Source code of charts
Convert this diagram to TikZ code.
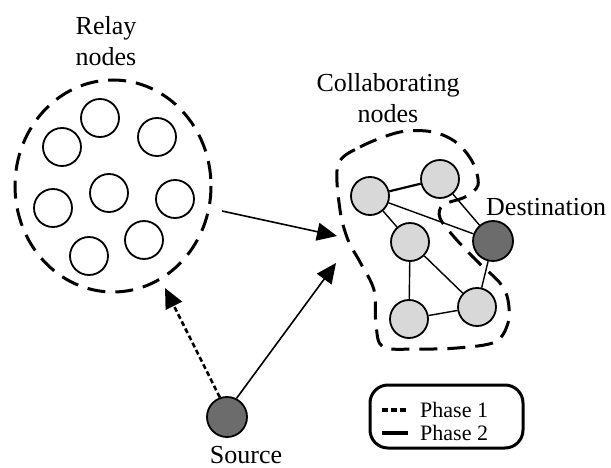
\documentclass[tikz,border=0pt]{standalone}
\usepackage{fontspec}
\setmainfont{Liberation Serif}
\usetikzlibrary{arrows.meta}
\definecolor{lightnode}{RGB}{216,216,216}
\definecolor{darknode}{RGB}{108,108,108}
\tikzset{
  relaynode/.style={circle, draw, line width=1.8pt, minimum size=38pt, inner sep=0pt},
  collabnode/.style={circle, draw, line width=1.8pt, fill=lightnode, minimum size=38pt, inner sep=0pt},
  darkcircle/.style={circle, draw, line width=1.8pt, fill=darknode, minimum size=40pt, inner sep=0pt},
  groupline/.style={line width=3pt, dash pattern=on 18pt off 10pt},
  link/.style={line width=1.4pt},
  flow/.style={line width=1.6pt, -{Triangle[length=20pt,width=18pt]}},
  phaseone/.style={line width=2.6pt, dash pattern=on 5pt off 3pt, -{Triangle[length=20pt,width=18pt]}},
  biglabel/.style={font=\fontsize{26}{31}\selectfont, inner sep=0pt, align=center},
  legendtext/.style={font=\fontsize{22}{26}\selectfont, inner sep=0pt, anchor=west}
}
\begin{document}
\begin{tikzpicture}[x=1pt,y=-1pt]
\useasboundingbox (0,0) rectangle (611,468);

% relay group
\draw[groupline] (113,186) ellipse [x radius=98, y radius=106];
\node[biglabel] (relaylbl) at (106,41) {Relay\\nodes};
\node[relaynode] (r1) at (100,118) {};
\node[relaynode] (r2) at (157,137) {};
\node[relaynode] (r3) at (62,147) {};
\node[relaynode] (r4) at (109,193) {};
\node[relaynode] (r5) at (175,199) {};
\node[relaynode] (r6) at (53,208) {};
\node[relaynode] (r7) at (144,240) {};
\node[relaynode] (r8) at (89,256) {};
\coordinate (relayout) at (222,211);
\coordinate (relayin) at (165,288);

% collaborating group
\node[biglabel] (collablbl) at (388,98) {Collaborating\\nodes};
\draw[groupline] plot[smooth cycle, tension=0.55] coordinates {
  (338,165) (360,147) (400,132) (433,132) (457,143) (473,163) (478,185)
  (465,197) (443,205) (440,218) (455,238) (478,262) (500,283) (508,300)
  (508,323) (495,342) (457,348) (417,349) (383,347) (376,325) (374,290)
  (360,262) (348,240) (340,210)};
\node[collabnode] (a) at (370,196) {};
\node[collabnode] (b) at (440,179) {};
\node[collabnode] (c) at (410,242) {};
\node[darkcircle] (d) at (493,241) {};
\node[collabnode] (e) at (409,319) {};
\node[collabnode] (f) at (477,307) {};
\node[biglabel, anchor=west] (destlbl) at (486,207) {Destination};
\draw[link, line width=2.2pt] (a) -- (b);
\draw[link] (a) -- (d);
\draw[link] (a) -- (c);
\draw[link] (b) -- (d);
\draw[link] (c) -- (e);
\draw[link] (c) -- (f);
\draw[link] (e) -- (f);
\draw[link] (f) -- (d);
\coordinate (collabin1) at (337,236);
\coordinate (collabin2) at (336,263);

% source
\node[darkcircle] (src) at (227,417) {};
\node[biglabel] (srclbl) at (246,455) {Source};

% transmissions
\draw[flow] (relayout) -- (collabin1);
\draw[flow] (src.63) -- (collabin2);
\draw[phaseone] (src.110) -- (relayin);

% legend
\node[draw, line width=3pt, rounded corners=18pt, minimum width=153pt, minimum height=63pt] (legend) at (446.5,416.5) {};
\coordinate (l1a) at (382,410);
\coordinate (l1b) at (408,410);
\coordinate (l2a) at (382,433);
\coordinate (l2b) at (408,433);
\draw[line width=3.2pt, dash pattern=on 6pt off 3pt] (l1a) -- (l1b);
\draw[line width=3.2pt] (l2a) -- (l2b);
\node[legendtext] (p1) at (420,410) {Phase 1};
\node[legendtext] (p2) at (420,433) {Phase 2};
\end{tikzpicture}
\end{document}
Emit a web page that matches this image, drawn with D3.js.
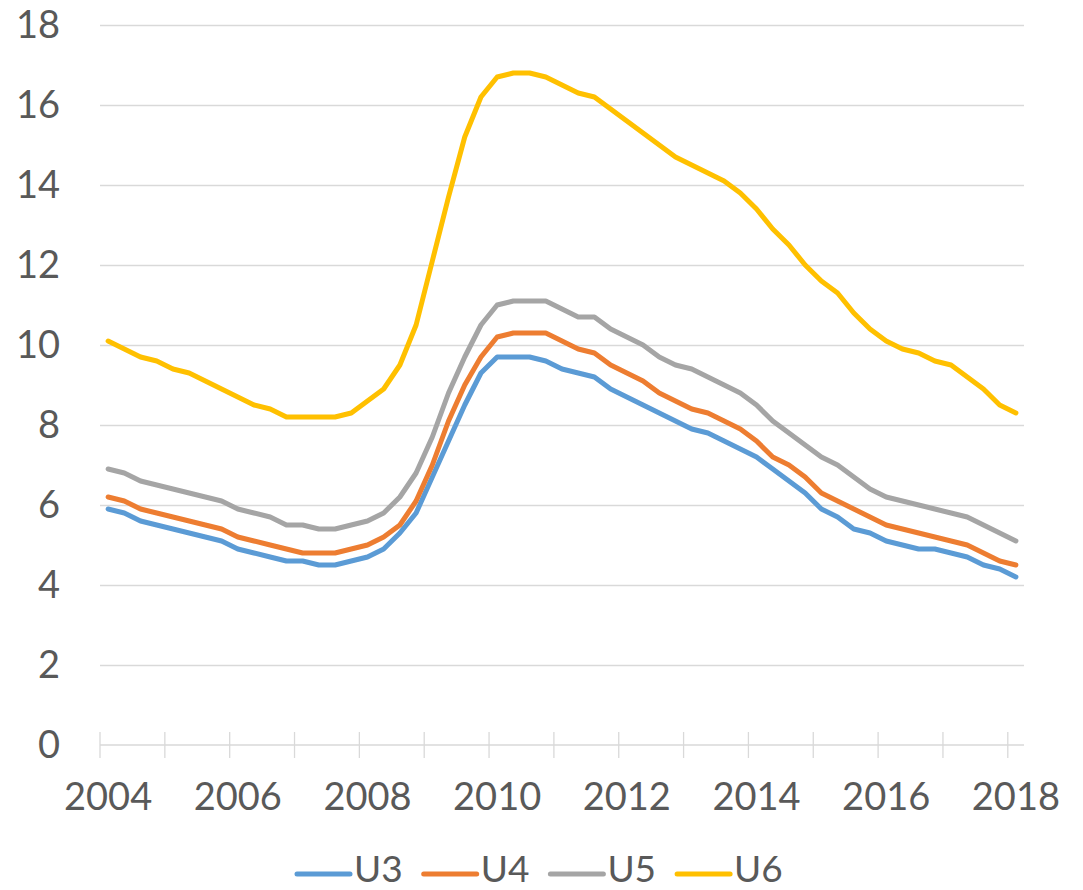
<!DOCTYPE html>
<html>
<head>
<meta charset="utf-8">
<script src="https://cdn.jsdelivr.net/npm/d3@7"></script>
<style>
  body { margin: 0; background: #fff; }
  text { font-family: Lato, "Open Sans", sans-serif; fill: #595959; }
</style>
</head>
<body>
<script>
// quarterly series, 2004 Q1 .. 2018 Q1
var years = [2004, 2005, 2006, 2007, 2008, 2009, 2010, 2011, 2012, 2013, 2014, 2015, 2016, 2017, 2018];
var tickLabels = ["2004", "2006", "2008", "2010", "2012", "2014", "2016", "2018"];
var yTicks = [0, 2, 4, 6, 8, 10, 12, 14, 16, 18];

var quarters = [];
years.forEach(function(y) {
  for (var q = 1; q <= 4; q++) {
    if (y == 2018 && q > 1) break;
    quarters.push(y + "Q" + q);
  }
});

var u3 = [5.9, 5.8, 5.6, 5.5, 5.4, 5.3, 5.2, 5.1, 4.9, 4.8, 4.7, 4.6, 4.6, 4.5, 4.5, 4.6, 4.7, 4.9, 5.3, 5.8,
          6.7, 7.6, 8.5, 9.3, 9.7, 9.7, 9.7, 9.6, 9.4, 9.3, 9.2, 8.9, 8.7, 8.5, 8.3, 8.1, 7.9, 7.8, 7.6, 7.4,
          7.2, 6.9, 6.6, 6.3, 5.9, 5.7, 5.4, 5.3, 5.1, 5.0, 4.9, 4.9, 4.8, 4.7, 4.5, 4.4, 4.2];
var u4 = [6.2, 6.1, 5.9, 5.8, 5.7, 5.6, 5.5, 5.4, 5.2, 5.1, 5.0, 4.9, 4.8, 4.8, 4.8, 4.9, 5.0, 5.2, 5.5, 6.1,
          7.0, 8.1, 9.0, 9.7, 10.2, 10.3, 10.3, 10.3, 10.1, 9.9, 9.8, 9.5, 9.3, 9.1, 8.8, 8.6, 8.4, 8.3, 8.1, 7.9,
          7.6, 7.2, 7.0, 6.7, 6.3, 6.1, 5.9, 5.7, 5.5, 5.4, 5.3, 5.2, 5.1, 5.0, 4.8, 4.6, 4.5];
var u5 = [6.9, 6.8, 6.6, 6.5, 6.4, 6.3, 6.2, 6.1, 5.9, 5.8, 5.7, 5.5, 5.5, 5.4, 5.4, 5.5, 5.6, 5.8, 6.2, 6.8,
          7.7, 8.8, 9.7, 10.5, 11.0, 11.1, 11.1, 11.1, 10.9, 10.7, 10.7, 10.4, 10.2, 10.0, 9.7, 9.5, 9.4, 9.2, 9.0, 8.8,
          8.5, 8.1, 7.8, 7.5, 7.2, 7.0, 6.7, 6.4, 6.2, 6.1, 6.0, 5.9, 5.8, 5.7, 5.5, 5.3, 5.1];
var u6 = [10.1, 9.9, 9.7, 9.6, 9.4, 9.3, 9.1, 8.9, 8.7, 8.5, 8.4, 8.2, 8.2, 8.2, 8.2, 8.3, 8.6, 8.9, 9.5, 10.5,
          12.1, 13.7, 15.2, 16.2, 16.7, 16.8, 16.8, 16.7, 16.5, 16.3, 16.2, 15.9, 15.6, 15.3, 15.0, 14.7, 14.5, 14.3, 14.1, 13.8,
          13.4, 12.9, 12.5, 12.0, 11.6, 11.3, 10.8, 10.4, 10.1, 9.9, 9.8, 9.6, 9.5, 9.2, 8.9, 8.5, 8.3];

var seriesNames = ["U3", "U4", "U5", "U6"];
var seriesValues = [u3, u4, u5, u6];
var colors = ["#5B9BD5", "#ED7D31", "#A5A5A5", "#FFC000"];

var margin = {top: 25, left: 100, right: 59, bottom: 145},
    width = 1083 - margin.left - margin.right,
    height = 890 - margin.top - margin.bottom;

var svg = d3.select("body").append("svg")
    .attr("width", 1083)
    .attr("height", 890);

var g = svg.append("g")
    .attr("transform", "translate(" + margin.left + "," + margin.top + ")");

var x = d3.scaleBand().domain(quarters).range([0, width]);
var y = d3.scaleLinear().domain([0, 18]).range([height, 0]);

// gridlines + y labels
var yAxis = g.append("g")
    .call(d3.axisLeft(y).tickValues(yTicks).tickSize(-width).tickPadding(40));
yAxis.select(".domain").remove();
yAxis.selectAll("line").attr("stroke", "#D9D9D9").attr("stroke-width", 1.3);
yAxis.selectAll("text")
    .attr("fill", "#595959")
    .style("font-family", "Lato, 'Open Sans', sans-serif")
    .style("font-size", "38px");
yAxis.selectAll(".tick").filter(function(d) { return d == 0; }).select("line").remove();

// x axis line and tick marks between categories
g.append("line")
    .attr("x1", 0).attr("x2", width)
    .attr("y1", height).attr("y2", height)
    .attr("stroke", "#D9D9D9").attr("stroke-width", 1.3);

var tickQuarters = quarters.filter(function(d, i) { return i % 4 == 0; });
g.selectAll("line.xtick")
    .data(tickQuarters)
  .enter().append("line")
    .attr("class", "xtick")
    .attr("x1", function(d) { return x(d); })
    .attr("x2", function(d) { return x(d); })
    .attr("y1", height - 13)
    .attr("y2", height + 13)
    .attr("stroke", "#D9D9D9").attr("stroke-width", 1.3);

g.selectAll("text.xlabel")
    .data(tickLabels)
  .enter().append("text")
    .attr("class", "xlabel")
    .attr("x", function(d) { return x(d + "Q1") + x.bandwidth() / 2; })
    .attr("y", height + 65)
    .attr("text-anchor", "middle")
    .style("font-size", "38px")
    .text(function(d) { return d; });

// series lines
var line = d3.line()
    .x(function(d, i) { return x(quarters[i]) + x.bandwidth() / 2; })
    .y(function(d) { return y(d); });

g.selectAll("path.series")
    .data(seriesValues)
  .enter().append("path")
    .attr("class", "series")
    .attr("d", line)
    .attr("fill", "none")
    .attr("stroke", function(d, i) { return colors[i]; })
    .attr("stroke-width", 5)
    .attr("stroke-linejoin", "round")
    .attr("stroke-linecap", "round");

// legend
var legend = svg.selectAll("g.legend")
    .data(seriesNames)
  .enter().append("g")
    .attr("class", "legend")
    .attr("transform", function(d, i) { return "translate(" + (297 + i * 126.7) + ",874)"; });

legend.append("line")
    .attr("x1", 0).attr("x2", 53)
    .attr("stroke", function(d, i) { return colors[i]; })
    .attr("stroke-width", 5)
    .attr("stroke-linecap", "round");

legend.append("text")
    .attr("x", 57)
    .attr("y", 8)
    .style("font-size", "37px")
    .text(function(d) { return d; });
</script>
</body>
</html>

- WHAT IS EXPECTED: Print everything from the line with "Emit a web page" down to the line with "8.9, 8.5, 8.3];" in the entries above, both lines included and nothing more, without the pictures.

- RESULT FOR THIS TASK:
Emit a web page that matches this image, drawn with D3.js.
<!DOCTYPE html>
<html>
<head>
<meta charset="utf-8">
<script src="https://cdn.jsdelivr.net/npm/d3@7"></script>
<style>
  body { margin: 0; background: #fff; }
  text { font-family: Lato, "Open Sans", sans-serif; fill: #595959; }
</style>
</head>
<body>
<script>
// quarterly series, 2004 Q1 .. 2018 Q1
var years = [2004, 2005, 2006, 2007, 2008, 2009, 2010, 2011, 2012, 2013, 2014, 2015, 2016, 2017, 2018];
var tickLabels = ["2004", "2006", "2008", "2010", "2012", "2014", "2016", "2018"];
var yTicks = [0, 2, 4, 6, 8, 10, 12, 14, 16, 18];

var quarters = [];
years.forEach(function(y) {
  for (var q = 1; q <= 4; q++) {
    if (y == 2018 && q > 1) break;
    quarters.push(y + "Q" + q);
  }
});

var u3 = [5.9, 5.8, 5.6, 5.5, 5.4, 5.3, 5.2, 5.1, 4.9, 4.8, 4.7, 4.6, 4.6, 4.5, 4.5, 4.6, 4.7, 4.9, 5.3, 5.8,
          6.7, 7.6, 8.5, 9.3, 9.7, 9.7, 9.7, 9.6, 9.4, 9.3, 9.2, 8.9, 8.7, 8.5, 8.3, 8.1, 7.9, 7.8, 7.6, 7.4,
          7.2, 6.9, 6.6, 6.3, 5.9, 5.7, 5.4, 5.3, 5.1, 5.0, 4.9, 4.9, 4.8, 4.7, 4.5, 4.4, 4.2];
var u4 = [6.2, 6.1, 5.9, 5.8, 5.7, 5.6, 5.5, 5.4, 5.2, 5.1, 5.0, 4.9, 4.8, 4.8, 4.8, 4.9, 5.0, 5.2, 5.5, 6.1,
          7.0, 8.1, 9.0, 9.7, 10.2, 10.3, 10.3, 10.3, 10.1, 9.9, 9.8, 9.5, 9.3, 9.1, 8.8, 8.6, 8.4, 8.3, 8.1, 7.9,
          7.6, 7.2, 7.0, 6.7, 6.3, 6.1, 5.9, 5.7, 5.5, 5.4, 5.3, 5.2, 5.1, 5.0, 4.8, 4.6, 4.5];
var u5 = [6.9, 6.8, 6.6, 6.5, 6.4, 6.3, 6.2, 6.1, 5.9, 5.8, 5.7, 5.5, 5.5, 5.4, 5.4, 5.5, 5.6, 5.8, 6.2, 6.8,
          7.7, 8.8, 9.7, 10.5, 11.0, 11.1, 11.1, 11.1, 10.9, 10.7, 10.7, 10.4, 10.2, 10.0, 9.7, 9.5, 9.4, 9.2, 9.0, 8.8,
          8.5, 8.1, 7.8, 7.5, 7.2, 7.0, 6.7, 6.4, 6.2, 6.1, 6.0, 5.9, 5.8, 5.7, 5.5, 5.3, 5.1];
var u6 = [10.1, 9.9, 9.7, 9.6, 9.4, 9.3, 9.1, 8.9, 8.7, 8.5, 8.4, 8.2, 8.2, 8.2, 8.2, 8.3, 8.6, 8.9, 9.5, 10.5,
          12.1, 13.7, 15.2, 16.2, 16.7, 16.8, 16.8, 16.7, 16.5, 16.3, 16.2, 15.9, 15.6, 15.3, 15.0, 14.7, 14.5, 14.3, 14.1, 13.8,
          13.4, 12.9, 12.5, 12.0, 11.6, 11.3, 10.8, 10.4, 10.1, 9.9, 9.8, 9.6, 9.5, 9.2, 8.9, 8.5, 8.3];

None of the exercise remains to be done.